The dollar held firm on Wednesday, having rebounded from 6-1/2-month lows against its major peers helped by a rise in US Treasury yields, while the yuan eased after Moody's cut its sovereign rating on China due to concerns over the country's soaring debt. The dollar index held steady against a basket of six currencies at 97.321 after bouncing 0.4 percent the previous day.
It managed to pull away from the 96.797 level plumbed on Monday, its lowest since November 9, when concerns over US politics stemming from the Trump election campaign's suspected links with Russia took a toll on the greenback. The dollar was boosted as US debt prices fell, with the benchmark 10-year Treasury note yield climbing 3 basis points overnight and putting some distance between the one-month trough reached last week in a bond-buying flight to safety.

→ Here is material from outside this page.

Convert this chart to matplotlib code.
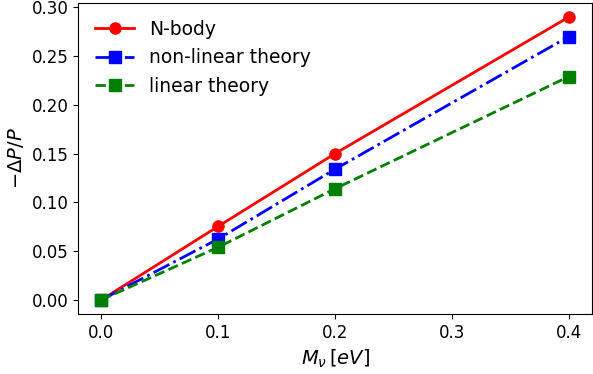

"The rise in Treasury yields is supporting the dollar. It appears that speculative buying of Treasuries has run its course, with Trump concerns and geopolitical risks no longer fresh news," said Yukio Ishizuki, senior currency strategist at Daiwa Securities. The dollar was firm at 111.795 yen after a bounce to 111.995 yen, its highest in a week.

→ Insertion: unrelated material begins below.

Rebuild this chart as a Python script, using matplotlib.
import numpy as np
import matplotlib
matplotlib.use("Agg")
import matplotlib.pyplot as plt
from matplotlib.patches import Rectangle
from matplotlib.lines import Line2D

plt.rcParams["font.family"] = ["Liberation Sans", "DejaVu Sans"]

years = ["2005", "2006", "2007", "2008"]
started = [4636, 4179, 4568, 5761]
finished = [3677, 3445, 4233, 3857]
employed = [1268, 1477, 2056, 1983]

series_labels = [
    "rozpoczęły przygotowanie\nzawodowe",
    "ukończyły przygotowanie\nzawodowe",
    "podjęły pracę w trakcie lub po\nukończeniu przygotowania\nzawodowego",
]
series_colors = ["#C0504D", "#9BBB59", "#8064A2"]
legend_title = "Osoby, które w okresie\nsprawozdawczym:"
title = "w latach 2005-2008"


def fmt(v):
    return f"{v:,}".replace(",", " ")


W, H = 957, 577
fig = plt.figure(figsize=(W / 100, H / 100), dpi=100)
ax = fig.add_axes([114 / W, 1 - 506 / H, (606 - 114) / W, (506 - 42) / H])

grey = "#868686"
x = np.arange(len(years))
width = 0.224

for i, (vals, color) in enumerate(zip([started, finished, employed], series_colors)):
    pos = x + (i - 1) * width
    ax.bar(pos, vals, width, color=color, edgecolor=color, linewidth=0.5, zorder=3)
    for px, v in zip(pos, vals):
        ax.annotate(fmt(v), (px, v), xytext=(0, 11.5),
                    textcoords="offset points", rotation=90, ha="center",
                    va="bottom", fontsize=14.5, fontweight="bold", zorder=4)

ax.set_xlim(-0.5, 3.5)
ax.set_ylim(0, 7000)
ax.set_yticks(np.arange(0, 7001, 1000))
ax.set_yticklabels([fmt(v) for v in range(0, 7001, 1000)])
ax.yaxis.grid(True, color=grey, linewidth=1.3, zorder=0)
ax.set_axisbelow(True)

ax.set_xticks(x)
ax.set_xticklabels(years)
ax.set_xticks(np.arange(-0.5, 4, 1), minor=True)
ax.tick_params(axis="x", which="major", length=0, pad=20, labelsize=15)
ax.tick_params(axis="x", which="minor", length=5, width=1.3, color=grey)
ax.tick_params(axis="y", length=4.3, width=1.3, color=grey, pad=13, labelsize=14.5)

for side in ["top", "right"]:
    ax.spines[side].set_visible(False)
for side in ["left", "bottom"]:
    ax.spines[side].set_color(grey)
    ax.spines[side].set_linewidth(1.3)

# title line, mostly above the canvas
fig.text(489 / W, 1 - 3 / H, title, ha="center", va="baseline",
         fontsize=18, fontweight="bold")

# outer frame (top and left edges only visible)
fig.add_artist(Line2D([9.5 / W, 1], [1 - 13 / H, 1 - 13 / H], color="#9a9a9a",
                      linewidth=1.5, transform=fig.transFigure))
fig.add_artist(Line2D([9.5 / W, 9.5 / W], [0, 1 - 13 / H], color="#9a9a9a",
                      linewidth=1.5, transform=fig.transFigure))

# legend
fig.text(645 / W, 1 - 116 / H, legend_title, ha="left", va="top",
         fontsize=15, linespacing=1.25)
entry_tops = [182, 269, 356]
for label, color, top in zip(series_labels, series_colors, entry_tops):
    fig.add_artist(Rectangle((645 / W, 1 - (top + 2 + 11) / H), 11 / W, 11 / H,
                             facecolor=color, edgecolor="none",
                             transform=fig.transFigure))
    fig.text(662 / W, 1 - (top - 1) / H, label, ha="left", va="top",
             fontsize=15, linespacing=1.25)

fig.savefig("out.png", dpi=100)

The US currency also managed to halt its slide against the euro, which had enjoyed a bull run this month on factors including an ebb in French political concerns, upbeat euro zone data, and a widening German-US government debt yield spread.
The euro was little changed at $1.1191, nudged away from a 6-1/2-month high of $1.1268 scaled the previous day. Investors are now turning their focus towards the Federal Reserve's monetary policy stance. Minutes of the Fed's latest policy-setting meeting are set for publication at 2 pm eastern time (1800 GMT) on Wednesday. The market already expects the Fed to raise interest rates in June, but given the greenback's recent weakness, dollar bulls are expected to welcome any hawkish hints by the central bank.
Moody's Investors Services on Wednesday downgraded China's long-term local and foreign currency issuer ratings by one notch to A1 from Aa3, citing expectations that the financial strength of the world's second-biggest economy would erode in the coming years.
China's offshore yuan slipped in knee-jerk reaction but the overall response was limited. The yuan fell to 6.8901 per dollar, down by 0.1 percent, before pulling back to 6.8841 for a loss of about 0.05 percent.
The Australian dollar, sometimes used as a proxy of China-related trades, eased slightly but reaction to the downgrade was also relatively subdued. The Aussie was down 0.15 percent at $0.7466. "Currencies are reacting quite calmly, as China is still seen to have enough reserve strength for further fiscal spending," said Masahiro Ichikawa, senior strategist at Sumitomo Mitsui Asset Management. Elsewhere, the Canadian dollar stood steady at C$1.3518 per dollar after touching C$1.3457 overnight, its strongest in a month.
A rise in crude oil prices lifted the Canadian dollar. The focus is now on the Opec meeting in Vienna on Thursday to see whether a deal to prolong output cuts can be struck. The pound was nearly flat at $1.2965, with the market awaiting further developments in Britain's suspended election campaign after the suicide bombing in Manchester.